Balvenie 14 2002 Peat Week

Balvenie 14 Peat Week.jpg

Thanks to whiskytanuki for taking the amazing pics at the recent tasting.

With Spring slowly coming, we all do some spring cleaning. Well those of us who don’t show up on TLC reality shows do at least.

For some distilleries, doing runs of unpeated whisky or peated whisky is very similar. They spring clean their distilleries with it. However Balvenie 14 2002 Peat Week is different, as it’d be silly to clean with peat.

So in 2001, David Steward and Ian Miller decided they’d make a peated whisky. Clean out the old ideas, try something new. And they used Highland Peat, which is missing those salty elements we’re used to. The malt is peated to 30 ppm, and then laid down.

So after all this time we’ve seen the result, Balvenie 14 2002 Peat Week. Aged in ex-bourbon casks, limited run, and at the stronger strength of Balvenies.

I have to say, it’s pretty gutsy to peat something from Speyside. You’re taking on the peat maniacs with a lot of different elements.

Let’s see how this tastes, shall we?

Price: N/A at the LCBO

Region: Speyside

Abv: 48.3%

Colour: 7.5Y 4/6

Nose: Flowers, coffee, molasses, BBQ sauce

Floral, and then lots of earth and sweet notes. Lots of sweet notes mixed with smoke. So basically like having BBQ.

Or knowing that one guy who eats too much BBQ. Don’t smell him. Or her.

Taste: Raisin, smoke, caramel, vanilla, orange

Richer taste at first, the smoke is evident. This is quite peated. That said, the Balvenie malt isn’t lost on it.

There’s some vanilla floral element and fruit going on here. More citrus than normal.

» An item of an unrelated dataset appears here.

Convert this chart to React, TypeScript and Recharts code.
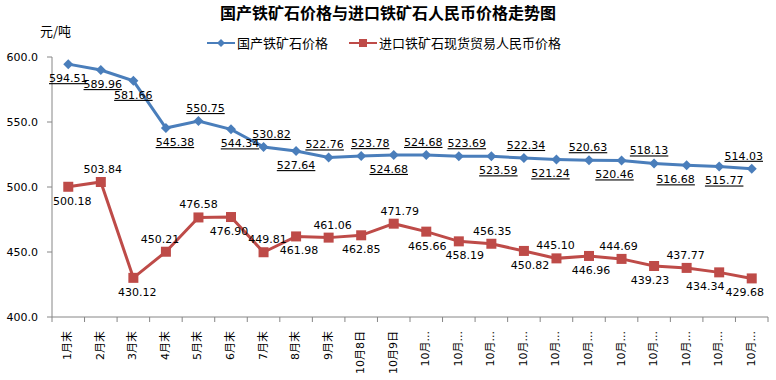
import React from 'react';
import { LineChart, Line, XAxis, YAxis, LabelList } from 'recharts';

// 日期（x轴）
const categories = [
  '1月末', '2月末', '3月末', '4月末', '5月末', '6月末', '7月末', '8月末', '9月末',
  '10月8日', '10月9日',
  '10月...', '10月...', '10月...', '10月...', '10月...', '10月...',
  '10月...', '10月...', '10月...', '10月...', '10月...',
];

// 国产铁矿石价格
const domesticPrice = [
  594.51, 589.96, 581.66, 545.38, 550.75, 544.34, 530.82, 527.64, 522.76,
  523.78, 524.68, 524.68, 523.69, 523.59, 522.34, 521.24, 520.63, 520.46,
  518.13, 516.68, 515.77, 514.03,
];

// 进口铁矿石现货贸易人民币价格
const importPrice = [
  500.18, 503.84, 430.12, 450.21, 476.58, 476.9, 449.81, 461.98, 461.06,
  462.85, 471.79, 465.66, 458.19, 456.35, 450.82, 445.1, 446.96, 444.69,
  439.23, 437.77, 434.34, 429.68,
];

const yTicks = [400, 450, 500, 550, 600];

// 数据标签：放在点下方的序号（其余在上方），以及水平微调
const domesticBelow = [0, 1, 2, 3, 5, 7, 10, 13, 15, 17, 19, 20];
const importBelow = [0, 2, 5, 7, 9, 11, 12, 14, 16, 18, 20, 21];
const domesticShift = [0, 2, 0, 9, 7, 9, 8, 0, -4, 9, -5, -3, 8, 7, 2, -6, -1, -7, -5, -11, 5, -8];
const importShift = [4, 2, 4, -6, 0, -2, 4, 3, 4, 0, 6, 1, 6, 1, 6, -1, 2, -3, -4, -1, -14, -7];

const data = categories.map((name, i) => ({
  name,
  domestic: domesticPrice[i],
  imported: importPrice[i],
}));

const W = 776;
const H = 380;
const LEFT = 52;
const RIGHT = 8;
const PLOT_W = W - LEFT - RIGHT;
const BAND = PLOT_W / categories.length;
const BLUE = '#4A7EBB';
const RED = '#BE4B48';
const AXIS = '#868686';
const FONT = '"DejaVu Sans", "Noto Sans CJK SC", sans-serif';
const CJK = '"Noto Sans CJK SC", sans-serif';

const Diamond = (props: any) => {
  const { cx, cy, index } = props;
  if (cx == null || cy == null) return null;
  const r = 5;
  return (
    <polygon
      key={`d-${index}`}
      points={`${cx},${cy - r} ${cx + r},${cy} ${cx},${cy + r} ${cx - r},${cy}`}
      fill={BLUE}
    />
  );
};

const Square = (props: any) => {
  const { cx, cy, index } = props;
  if (cx == null || cy == null) return null;
  return <rect key={`s-${index}`} x={cx - 5} y={cy - 5} width={10} height={10} fill={RED} />;
};

const makeLabel = (below: number[], shift: number[], underline: boolean) => (props: any) => {
  const x = props.x ?? props.viewBox?.x;
  const y = props.y ?? props.viewBox?.y;
  const { value, index } = props;
  if (x == null || y == null) return null;
  const isBelow = below.includes(index);
  return (
    <text
      x={x + (shift[index] || 0)}
      y={isBelow ? y + 18 : y - 9}
      textAnchor="middle"
      fontSize={11}
      fontFamily={FONT}
      fill="#000"
      textDecoration={underline ? 'underline' : undefined}
    >
      {Number(value).toFixed(2)}
    </text>
  );
};

const XTick = (props: any) => {
  const { x, y, payload, index } = props;
  return (
    <g>
      <line x1={x - BAND / 2} y1={y} x2={x - BAND / 2} y2={y + 5} stroke={AXIS} />
      {index === categories.length - 1 && (
        <line x1={x + BAND / 2} y1={y} x2={x + BAND / 2} y2={y + 5} stroke={AXIS} />
      )}
      <text
        x={x + 3}
        y={y + 14}
        transform={`rotate(-90, ${x + 3}, ${y + 14})`}
        textAnchor="end"
        fontSize={11}
        fontFamily={FONT}
        fill="#000"
      >
        {payload.value}
      </text>
    </g>
  );
};

const LegendItem = ({ color, square, label }: { color: string; square: boolean; label: string }) => (
  <div style={{ display: 'flex', alignItems: 'center' }}>
    <svg width={30} height={10}>
      <line x1={1} y1={5} x2={29} y2={5} stroke={color} strokeWidth={2} />
      {square ? (
        <rect x={11} y={1} width={8} height={8} fill={color} />
      ) : (
        <polygon points="15,1 19,5 15,9 11,5" fill={color} />
      )}
    </svg>
    <span style={{ marginLeft: 1 }}>{label}</span>
  </div>
);

export default function App() {
  return (
    <div style={{ position: 'absolute', left: 0, top: 0, width: W, height: H, background: '#fff' }}>
      <div
        style={{
          position: 'absolute',
          top: 2,
          left: 0,
          width: W,
          textAlign: 'center',
          fontFamily: CJK,
          fontWeight: 'bold',
          fontSize: 16,
          lineHeight: '20px',
        }}
      >
        国产铁矿石价格与进口铁矿石人民币价格走势图
      </div>
      <div style={{ position: 'absolute', top: 22, left: 40, fontFamily: CJK, fontSize: 13, lineHeight: '18px' }}>
        元/吨
      </div>
      <div
        style={{
          position: 'absolute',
          top: 34,
          left: 206,
          display: 'flex',
          gap: 20,
          fontFamily: CJK,
          fontSize: 13,
          lineHeight: '18px',
        }}
      >
        <LegendItem color={BLUE} square={false} label="国产铁矿石价格" />
        <LegendItem color={RED} square label="进口铁矿石现货贸易人民币价格" />
      </div>
      <LineChart
        width={W}
        height={H}
        data={data}
        margin={{ top: 57, right: RIGHT, bottom: 0, left: 0 }}
        style={{ position: 'absolute', left: 0, top: 0 }}
      >
        <XAxis
          dataKey="name"
          interval={0}
          height={63}
          padding={{ left: BAND / 2, right: BAND / 2 }}
          tickLine={false}
          tickSize={0}
          tickMargin={0}
          axisLine={{ stroke: AXIS }}
          tick={<XTick />}
        />
        <YAxis
          width={LEFT}
          domain={[400, 600]}
          ticks={yTicks}
          tickFormatter={(v: number) => v.toFixed(1)}
          tickSize={5}
          tickMargin={9}
          tickLine={{ stroke: AXIS }}
          axisLine={{ stroke: AXIS }}
          tick={{ fontSize: 11, fontFamily: FONT, fill: '#000' }}
        />
        <Line
          dataKey="domestic"
          stroke={BLUE}
          strokeWidth={3}
          dot={<Diamond />}
          activeDot={false}
          isAnimationActive={false}
        >
          <LabelList dataKey="domestic" content={makeLabel(domesticBelow, domesticShift, true)} />
        </Line>
        <Line
          dataKey="imported"
          stroke={RED}
          strokeWidth={3}
          dot={<Square />}
          activeDot={false}
          isAnimationActive={false}
        >
          <LabelList dataKey="imported" content={makeLabel(importBelow, importShift, false)} />
        </Line>
      </LineChart>
    </div>
  );
}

Finish: BBQ potato chips, heather, hay, honey

Finish is… potato chips? The earth of both the malt and the peat as well as the sweet elements of both hit you at the end.

It’s quite grassy and sweet at the end.

Conclusion: This is interesting. A unique malt that shows off a different side to peat.

That said, and I’ve said this before, whenever I have a Highland peat, I miss the iodine. Frankly I think I’ve been married to a Newfoundlander for so long that I need salt in order to feel something. It’s a lovely life.

There’s elements of Balvenie here and elements of smoke. Neither takes the other over, and I can frankly see why Balvenie fans, and even non-Balvenie fans, enjoy this. It has aspects of old Glen Garioch, which is good praise. That all said, I want that little extra, so I take points off.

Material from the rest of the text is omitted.